__Data rows__:
------------------------------------------------------------

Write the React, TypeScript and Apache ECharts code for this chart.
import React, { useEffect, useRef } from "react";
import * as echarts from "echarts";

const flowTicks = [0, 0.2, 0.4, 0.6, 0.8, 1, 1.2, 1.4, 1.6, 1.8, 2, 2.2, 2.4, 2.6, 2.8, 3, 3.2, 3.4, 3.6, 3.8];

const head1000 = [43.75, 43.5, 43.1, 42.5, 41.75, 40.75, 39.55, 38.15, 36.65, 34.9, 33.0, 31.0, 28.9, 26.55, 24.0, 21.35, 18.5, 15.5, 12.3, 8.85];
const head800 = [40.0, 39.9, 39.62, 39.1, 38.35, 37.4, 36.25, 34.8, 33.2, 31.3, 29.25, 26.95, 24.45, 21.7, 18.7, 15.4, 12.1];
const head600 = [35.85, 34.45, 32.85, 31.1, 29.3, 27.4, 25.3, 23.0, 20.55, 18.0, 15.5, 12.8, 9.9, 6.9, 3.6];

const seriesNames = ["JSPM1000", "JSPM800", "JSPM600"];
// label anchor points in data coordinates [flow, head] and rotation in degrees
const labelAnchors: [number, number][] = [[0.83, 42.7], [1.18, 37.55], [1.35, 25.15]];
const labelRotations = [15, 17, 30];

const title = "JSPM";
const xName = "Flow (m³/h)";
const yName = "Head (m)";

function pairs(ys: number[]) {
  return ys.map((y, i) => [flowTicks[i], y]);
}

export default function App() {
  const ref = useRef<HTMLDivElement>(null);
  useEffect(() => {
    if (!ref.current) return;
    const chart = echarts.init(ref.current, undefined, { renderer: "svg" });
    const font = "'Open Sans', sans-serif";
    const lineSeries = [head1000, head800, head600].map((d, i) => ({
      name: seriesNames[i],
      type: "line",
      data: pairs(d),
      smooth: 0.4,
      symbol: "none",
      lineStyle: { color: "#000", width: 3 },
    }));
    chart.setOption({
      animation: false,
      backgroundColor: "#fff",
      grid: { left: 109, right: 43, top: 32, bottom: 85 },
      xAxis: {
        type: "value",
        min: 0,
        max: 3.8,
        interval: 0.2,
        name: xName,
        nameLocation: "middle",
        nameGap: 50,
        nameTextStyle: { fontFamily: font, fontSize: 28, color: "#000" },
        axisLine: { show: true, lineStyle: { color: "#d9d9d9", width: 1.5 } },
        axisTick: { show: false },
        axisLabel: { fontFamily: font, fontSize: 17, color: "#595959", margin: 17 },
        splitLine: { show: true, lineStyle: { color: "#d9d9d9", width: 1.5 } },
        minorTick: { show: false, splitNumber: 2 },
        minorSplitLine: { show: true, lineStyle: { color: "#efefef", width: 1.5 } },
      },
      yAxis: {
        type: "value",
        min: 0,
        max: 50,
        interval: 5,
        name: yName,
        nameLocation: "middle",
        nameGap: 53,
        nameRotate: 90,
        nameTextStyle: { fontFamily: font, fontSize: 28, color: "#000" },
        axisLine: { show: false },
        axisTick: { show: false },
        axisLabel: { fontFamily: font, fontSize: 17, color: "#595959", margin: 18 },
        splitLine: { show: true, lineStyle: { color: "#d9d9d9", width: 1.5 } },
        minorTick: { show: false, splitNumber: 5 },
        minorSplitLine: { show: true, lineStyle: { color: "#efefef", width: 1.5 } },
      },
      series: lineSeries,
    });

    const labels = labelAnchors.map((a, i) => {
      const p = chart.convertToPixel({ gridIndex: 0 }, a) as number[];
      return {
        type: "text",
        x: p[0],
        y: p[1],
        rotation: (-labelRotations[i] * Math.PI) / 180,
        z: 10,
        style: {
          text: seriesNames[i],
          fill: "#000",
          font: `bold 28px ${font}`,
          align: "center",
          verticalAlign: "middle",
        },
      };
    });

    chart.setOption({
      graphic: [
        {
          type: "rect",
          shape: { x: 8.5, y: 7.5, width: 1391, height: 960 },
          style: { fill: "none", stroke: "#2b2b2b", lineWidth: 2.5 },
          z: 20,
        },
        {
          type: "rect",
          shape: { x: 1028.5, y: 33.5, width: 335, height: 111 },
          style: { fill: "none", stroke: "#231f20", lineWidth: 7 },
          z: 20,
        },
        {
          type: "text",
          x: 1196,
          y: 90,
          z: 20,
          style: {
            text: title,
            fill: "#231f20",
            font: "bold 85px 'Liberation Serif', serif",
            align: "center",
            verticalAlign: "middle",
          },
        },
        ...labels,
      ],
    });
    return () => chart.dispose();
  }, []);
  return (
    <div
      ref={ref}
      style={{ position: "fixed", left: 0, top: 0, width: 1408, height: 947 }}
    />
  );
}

------------------------------------------------------------

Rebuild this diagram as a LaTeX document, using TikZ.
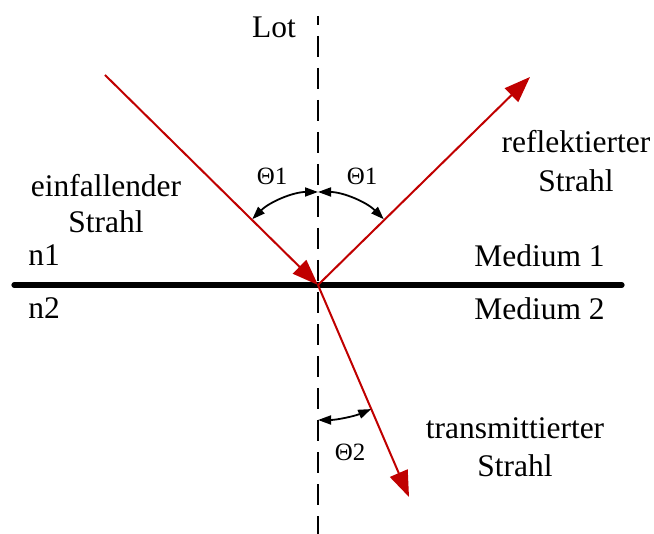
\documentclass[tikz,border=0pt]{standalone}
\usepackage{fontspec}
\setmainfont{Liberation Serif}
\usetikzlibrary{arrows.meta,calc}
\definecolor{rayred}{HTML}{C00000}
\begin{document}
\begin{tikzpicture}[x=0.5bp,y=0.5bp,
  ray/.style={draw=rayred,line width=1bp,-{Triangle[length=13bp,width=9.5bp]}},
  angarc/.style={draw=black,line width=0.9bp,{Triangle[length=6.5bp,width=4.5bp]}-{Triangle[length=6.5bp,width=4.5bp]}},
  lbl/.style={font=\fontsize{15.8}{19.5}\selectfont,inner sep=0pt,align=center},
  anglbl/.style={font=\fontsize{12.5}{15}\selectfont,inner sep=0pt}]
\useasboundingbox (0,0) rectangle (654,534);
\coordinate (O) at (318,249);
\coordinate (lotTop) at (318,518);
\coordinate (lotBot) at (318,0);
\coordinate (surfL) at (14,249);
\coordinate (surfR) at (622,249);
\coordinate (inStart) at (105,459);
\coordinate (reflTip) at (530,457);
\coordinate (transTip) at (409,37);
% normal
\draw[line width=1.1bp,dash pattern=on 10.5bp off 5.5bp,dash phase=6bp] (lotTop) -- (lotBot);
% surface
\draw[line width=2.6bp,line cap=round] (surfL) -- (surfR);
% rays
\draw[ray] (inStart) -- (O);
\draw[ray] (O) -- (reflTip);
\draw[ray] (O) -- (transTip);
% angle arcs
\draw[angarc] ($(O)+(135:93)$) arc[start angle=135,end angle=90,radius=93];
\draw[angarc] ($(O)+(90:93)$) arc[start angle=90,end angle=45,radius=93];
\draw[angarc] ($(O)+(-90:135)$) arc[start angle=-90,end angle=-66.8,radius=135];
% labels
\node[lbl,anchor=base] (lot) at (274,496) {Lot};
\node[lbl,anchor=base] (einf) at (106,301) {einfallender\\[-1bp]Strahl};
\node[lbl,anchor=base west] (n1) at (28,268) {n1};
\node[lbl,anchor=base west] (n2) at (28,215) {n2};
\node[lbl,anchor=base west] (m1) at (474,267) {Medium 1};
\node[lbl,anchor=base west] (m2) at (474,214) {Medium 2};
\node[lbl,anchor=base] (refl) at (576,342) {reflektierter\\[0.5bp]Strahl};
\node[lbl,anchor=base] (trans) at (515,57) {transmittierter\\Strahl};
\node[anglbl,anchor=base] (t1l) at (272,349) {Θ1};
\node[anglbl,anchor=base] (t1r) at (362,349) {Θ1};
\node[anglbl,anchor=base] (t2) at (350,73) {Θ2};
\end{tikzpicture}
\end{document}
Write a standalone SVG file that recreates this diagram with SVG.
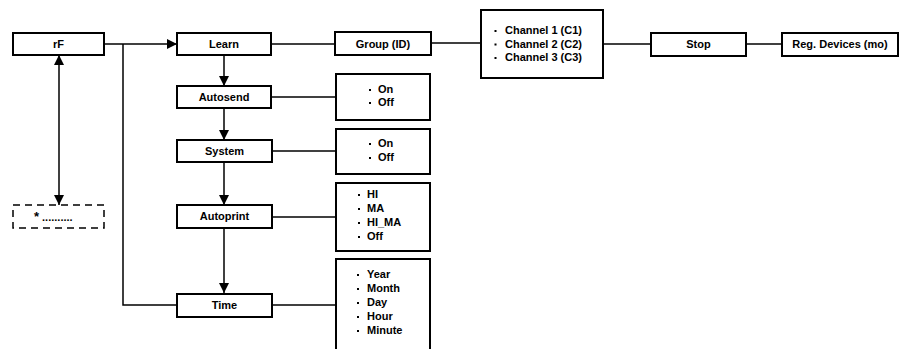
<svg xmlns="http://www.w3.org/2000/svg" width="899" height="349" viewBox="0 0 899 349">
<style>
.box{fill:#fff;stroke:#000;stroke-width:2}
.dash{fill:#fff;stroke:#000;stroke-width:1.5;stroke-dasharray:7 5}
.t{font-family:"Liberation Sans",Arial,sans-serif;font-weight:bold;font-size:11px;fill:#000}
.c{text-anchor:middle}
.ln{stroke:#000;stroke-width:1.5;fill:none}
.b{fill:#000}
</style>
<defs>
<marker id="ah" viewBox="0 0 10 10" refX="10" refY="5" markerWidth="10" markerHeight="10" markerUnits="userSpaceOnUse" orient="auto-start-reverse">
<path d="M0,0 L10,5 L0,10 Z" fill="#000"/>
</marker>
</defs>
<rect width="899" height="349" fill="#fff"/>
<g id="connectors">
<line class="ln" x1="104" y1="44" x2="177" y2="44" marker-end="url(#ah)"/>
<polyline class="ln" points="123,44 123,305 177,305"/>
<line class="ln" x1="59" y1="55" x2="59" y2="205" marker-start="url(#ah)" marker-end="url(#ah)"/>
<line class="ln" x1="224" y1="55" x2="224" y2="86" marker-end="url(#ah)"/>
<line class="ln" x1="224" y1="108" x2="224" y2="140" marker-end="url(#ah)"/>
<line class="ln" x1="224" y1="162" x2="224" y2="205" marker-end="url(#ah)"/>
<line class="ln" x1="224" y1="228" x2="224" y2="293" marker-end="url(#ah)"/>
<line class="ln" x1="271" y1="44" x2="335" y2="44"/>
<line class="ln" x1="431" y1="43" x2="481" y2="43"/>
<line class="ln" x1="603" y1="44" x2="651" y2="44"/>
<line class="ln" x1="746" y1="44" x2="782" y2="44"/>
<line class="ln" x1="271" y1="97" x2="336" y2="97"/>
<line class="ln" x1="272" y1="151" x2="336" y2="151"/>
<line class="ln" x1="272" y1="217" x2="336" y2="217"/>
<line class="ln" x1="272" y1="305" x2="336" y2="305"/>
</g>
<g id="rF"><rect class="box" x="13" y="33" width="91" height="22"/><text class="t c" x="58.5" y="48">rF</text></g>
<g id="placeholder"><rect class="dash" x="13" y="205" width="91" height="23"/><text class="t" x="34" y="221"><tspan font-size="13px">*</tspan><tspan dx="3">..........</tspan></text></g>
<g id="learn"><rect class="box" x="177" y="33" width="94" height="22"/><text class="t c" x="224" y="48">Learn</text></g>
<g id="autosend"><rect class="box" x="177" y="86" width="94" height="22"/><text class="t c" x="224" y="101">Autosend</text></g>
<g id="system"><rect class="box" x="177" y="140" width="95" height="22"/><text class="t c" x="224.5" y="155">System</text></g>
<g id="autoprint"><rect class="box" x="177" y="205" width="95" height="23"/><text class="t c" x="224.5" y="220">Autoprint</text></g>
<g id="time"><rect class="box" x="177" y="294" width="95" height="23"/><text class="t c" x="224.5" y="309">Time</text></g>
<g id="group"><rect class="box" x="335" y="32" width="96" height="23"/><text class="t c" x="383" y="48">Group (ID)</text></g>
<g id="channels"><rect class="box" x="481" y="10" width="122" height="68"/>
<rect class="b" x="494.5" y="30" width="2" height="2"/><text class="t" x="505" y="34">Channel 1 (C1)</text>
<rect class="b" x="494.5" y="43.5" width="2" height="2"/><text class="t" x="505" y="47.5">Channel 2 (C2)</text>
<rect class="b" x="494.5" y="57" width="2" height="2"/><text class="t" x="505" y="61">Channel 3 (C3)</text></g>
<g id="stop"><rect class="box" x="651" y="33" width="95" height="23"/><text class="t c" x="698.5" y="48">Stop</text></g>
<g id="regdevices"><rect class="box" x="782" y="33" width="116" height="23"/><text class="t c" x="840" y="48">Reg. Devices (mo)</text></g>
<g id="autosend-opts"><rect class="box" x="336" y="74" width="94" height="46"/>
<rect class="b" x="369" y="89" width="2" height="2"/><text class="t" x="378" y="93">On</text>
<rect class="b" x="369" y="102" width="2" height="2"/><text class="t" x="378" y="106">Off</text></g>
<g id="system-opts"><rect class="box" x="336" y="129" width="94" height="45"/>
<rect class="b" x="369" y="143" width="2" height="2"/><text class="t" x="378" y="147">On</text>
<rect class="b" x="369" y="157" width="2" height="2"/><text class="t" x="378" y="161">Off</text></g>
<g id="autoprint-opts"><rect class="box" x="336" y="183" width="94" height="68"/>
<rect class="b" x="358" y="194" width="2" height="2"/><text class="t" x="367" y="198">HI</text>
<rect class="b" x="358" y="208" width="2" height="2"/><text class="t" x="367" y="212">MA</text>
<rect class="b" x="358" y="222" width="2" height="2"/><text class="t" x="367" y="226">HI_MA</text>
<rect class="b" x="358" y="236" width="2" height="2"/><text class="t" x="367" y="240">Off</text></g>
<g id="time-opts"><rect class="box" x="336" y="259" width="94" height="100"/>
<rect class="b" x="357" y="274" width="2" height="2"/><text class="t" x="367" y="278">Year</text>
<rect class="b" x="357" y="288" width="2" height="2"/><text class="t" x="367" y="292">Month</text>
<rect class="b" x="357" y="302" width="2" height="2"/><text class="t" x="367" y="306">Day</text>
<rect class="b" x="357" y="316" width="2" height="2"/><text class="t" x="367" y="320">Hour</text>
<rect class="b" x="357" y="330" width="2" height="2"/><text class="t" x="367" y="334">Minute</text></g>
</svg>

------------------------------------------------------------

__Given instruction__: Each line from the line with "Write the React, TypeScript" to the line with "3.4, 3.6, 3.8];" is to be echoed exactly; both boundary lines are included, and nothing else is to be output.

__Reply to the exercise__:
Write the React, TypeScript and Apache ECharts code for this chart.
import React, { useEffect, useRef } from "react";
import * as echarts from "echarts";

const flowTicks = [0, 0.2, 0.4, 0.6, 0.8, 1, 1.2, 1.4, 1.6, 1.8, 2, 2.2, 2.4, 2.6, 2.8, 3, 3.2, 3.4, 3.6, 3.8];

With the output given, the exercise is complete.